Data supplied:
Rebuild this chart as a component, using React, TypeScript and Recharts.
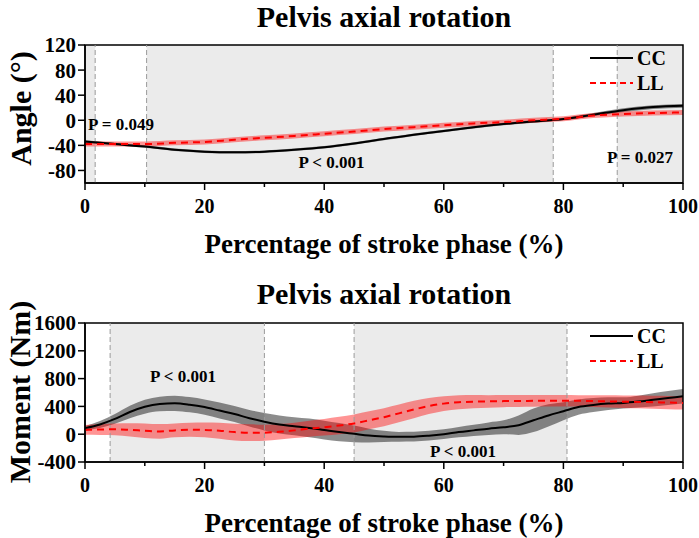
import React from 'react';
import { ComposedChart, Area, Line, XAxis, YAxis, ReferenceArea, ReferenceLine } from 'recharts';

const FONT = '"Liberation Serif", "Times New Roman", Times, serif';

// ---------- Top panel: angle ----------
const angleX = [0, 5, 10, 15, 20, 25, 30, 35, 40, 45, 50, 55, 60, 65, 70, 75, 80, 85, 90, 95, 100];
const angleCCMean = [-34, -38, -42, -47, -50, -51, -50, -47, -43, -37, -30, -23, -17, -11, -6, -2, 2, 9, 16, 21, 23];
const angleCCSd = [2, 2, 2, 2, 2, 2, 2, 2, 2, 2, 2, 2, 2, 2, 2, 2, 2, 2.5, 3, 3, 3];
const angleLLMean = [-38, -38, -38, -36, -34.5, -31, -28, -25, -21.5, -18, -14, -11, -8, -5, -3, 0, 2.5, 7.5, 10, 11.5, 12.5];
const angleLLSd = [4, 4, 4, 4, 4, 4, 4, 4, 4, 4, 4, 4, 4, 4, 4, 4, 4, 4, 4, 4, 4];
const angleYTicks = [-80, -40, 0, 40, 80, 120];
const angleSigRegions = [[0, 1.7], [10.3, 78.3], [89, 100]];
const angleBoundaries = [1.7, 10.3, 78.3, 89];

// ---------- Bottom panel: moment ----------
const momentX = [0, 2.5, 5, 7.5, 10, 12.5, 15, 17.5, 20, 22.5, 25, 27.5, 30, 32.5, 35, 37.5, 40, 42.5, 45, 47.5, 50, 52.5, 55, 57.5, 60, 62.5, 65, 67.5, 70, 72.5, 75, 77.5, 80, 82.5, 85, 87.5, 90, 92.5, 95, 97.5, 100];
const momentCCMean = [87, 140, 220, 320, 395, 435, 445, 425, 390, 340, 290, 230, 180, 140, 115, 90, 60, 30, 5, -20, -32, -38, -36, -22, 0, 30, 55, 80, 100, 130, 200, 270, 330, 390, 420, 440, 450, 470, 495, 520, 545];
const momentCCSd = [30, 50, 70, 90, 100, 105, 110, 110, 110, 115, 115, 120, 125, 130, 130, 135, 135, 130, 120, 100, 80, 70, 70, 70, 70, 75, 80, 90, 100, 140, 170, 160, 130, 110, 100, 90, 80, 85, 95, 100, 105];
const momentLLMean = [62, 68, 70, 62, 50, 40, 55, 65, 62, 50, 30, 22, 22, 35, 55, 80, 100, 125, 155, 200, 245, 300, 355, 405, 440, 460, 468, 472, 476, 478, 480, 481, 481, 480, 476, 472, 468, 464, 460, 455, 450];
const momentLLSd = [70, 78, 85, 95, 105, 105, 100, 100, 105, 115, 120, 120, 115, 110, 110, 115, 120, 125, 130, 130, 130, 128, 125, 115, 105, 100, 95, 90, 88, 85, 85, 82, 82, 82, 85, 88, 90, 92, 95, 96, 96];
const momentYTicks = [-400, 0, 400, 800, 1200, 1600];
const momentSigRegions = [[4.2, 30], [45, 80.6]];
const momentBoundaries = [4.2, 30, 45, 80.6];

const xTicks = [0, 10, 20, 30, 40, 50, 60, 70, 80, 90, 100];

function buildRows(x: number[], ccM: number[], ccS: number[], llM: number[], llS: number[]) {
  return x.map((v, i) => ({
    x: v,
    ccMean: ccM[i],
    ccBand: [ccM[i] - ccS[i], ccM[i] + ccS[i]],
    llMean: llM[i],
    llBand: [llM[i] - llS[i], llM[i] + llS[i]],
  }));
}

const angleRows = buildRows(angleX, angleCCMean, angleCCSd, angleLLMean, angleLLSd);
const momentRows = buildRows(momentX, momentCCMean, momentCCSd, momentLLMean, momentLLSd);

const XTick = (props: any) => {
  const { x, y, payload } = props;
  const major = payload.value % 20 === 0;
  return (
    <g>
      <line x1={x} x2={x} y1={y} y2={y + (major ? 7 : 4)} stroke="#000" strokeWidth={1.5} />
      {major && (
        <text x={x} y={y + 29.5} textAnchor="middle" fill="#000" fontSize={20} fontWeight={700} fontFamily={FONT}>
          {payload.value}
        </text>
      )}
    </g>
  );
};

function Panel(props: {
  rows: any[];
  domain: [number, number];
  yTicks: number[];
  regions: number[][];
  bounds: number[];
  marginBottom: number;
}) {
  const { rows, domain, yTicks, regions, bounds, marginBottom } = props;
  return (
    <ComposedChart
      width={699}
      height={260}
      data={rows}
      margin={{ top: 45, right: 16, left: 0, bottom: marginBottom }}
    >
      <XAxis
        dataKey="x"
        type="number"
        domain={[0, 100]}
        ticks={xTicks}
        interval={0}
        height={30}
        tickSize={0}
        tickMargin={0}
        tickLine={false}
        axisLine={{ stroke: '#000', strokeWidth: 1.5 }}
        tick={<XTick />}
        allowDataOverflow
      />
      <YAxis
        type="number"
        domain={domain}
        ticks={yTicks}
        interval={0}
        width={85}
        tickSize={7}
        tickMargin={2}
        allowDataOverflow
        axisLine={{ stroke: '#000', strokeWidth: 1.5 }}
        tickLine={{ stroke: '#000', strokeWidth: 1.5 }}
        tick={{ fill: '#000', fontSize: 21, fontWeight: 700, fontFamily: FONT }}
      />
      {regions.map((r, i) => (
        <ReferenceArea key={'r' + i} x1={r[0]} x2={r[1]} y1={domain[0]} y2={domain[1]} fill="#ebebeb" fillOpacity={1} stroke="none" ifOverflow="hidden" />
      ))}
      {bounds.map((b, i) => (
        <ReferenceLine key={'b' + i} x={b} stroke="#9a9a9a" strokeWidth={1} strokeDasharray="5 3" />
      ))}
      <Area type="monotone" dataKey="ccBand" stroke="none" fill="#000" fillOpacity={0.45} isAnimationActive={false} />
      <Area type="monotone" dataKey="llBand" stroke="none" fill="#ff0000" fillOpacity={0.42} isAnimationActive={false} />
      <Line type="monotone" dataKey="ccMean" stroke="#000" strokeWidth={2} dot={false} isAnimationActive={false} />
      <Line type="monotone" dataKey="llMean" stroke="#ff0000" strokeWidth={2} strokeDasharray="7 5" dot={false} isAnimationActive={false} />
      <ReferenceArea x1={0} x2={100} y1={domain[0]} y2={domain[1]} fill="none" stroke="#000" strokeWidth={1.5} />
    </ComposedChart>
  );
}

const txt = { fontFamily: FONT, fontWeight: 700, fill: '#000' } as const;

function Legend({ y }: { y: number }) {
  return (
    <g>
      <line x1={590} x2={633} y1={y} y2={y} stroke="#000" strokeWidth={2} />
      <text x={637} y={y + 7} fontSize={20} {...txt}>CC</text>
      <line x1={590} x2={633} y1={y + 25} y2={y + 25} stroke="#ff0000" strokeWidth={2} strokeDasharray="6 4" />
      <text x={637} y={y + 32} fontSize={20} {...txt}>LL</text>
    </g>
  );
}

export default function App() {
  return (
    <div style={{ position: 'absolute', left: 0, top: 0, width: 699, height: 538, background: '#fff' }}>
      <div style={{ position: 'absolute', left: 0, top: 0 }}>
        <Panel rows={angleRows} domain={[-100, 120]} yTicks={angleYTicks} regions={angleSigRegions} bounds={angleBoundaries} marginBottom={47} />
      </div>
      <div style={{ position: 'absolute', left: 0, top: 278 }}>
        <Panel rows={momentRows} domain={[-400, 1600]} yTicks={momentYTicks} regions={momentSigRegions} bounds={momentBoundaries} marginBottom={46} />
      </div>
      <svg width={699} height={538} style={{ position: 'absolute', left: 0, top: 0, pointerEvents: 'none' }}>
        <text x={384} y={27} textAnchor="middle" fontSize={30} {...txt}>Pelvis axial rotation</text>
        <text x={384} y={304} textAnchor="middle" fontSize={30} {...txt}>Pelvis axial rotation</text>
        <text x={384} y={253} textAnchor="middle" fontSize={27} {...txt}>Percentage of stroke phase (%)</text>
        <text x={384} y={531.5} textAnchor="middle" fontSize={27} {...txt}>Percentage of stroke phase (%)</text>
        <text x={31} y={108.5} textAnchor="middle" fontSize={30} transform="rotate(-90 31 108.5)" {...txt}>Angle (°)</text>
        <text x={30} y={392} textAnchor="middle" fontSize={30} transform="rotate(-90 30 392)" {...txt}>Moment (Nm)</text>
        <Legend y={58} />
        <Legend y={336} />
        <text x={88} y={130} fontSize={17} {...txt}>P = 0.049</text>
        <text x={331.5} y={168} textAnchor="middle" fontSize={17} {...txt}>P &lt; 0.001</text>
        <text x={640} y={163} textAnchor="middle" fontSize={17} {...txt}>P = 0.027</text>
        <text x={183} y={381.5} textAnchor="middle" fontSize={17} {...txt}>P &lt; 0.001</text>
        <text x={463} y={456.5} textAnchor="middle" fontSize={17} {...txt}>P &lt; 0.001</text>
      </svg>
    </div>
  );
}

--

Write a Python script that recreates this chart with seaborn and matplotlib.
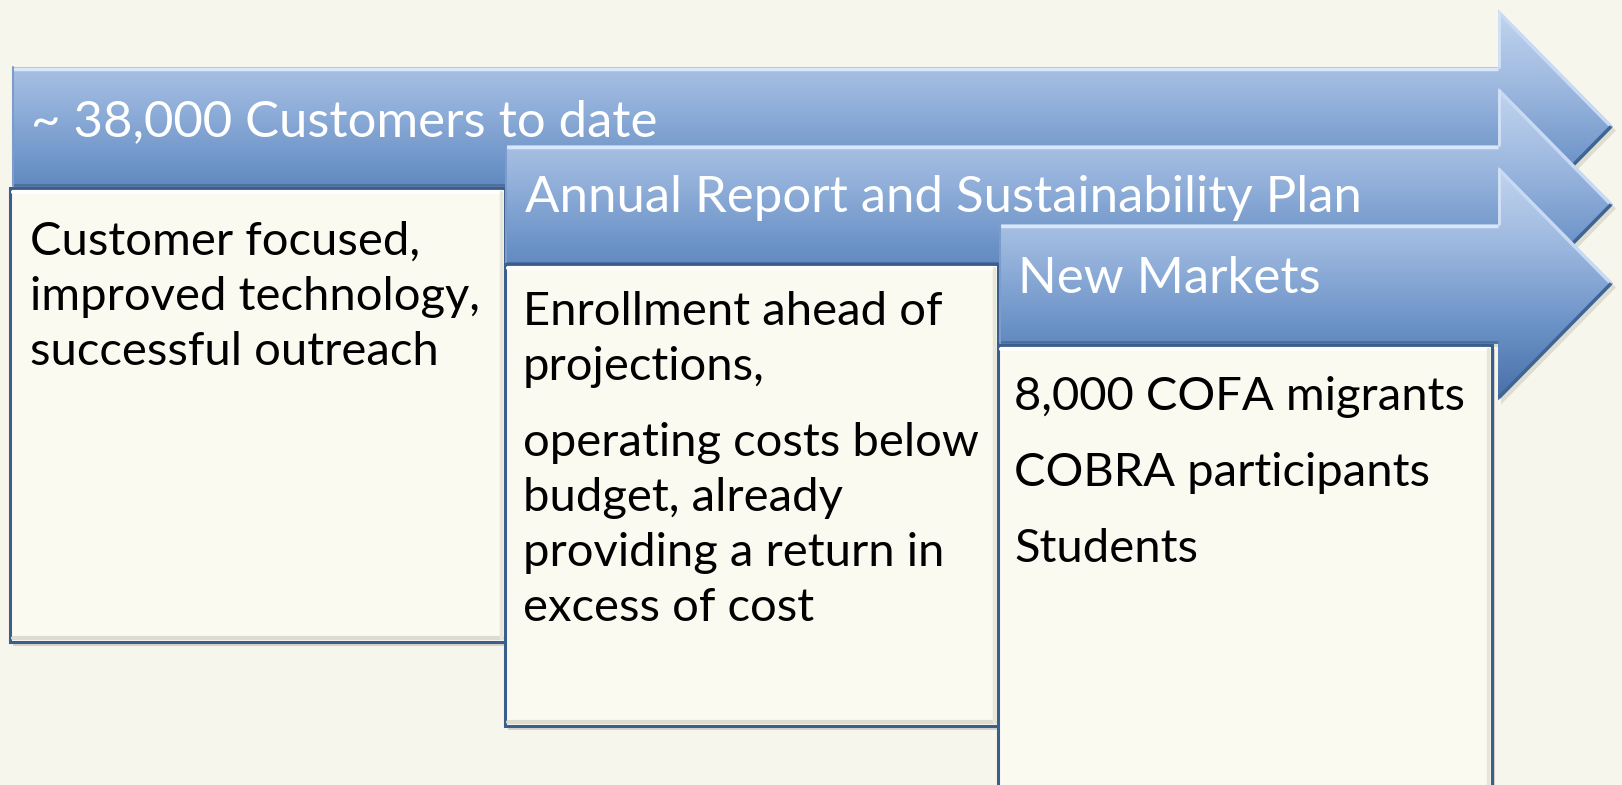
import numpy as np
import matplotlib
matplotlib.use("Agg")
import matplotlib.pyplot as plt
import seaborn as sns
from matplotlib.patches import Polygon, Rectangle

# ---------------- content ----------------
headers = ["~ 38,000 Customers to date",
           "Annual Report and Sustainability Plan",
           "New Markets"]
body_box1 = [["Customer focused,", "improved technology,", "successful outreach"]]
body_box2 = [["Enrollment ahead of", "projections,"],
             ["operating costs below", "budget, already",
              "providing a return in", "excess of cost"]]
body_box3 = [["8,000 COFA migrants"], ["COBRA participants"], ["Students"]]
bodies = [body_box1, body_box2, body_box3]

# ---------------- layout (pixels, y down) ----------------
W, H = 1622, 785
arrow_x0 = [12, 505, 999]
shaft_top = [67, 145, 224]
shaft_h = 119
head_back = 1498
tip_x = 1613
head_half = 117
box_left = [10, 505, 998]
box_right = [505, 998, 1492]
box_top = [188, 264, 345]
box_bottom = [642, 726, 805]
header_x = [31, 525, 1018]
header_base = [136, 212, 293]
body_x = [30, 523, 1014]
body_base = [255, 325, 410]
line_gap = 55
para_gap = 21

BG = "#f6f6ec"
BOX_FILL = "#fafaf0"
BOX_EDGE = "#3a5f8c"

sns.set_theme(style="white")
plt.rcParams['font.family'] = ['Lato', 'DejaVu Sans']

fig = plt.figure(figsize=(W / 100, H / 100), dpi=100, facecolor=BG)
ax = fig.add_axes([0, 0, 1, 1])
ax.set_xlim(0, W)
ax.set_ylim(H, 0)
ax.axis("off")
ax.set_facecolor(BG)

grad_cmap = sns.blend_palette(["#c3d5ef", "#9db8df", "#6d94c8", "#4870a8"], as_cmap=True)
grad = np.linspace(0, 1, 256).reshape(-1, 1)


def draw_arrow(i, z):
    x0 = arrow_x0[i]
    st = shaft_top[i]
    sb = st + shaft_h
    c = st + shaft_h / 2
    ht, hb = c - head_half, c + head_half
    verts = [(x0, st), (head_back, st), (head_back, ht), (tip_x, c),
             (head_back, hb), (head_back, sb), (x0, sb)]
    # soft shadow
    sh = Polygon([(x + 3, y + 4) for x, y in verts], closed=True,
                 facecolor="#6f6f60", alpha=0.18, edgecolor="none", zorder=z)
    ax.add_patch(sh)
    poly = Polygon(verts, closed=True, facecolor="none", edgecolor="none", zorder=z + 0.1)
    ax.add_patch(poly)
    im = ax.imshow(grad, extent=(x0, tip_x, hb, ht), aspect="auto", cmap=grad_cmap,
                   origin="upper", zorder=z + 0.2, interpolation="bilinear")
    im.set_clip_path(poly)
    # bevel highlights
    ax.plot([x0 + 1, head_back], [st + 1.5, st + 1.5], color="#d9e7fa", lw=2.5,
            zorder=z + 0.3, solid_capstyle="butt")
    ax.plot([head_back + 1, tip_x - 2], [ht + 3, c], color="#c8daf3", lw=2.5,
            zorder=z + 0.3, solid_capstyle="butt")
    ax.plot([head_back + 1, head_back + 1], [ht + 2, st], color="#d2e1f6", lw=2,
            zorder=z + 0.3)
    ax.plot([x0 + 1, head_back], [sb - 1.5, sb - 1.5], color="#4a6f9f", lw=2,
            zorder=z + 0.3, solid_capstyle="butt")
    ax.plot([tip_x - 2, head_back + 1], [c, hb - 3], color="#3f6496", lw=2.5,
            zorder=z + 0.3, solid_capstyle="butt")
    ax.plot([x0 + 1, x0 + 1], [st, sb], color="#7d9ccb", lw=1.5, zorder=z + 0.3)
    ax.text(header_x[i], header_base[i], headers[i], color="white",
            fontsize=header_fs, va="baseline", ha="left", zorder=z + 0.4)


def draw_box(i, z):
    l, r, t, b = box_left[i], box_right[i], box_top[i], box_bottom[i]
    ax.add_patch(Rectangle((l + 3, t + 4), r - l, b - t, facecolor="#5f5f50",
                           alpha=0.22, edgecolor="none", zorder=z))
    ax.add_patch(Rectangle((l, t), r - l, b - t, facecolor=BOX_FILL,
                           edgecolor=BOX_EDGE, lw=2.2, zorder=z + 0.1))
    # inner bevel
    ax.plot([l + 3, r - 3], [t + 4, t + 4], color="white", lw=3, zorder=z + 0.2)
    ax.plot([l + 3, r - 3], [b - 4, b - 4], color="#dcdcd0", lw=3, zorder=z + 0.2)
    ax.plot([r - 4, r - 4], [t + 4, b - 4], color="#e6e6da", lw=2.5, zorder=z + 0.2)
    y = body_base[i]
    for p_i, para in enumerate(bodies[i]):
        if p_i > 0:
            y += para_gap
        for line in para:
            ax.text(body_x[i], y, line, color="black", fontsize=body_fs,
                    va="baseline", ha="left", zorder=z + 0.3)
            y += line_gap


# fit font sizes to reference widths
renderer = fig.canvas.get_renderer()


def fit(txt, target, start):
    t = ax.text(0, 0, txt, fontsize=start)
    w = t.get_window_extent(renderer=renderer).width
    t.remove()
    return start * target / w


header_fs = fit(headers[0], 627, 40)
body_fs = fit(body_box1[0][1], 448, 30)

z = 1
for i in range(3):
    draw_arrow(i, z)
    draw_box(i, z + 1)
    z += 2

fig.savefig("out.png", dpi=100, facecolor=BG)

Problem statement:
Scan the data above and copy every line with "this" in it.

Final result:
Rebuild this chart as a component, using React, TypeScript and Recharts.
Write a Python script that recreates this chart with seaborn and matplotlib.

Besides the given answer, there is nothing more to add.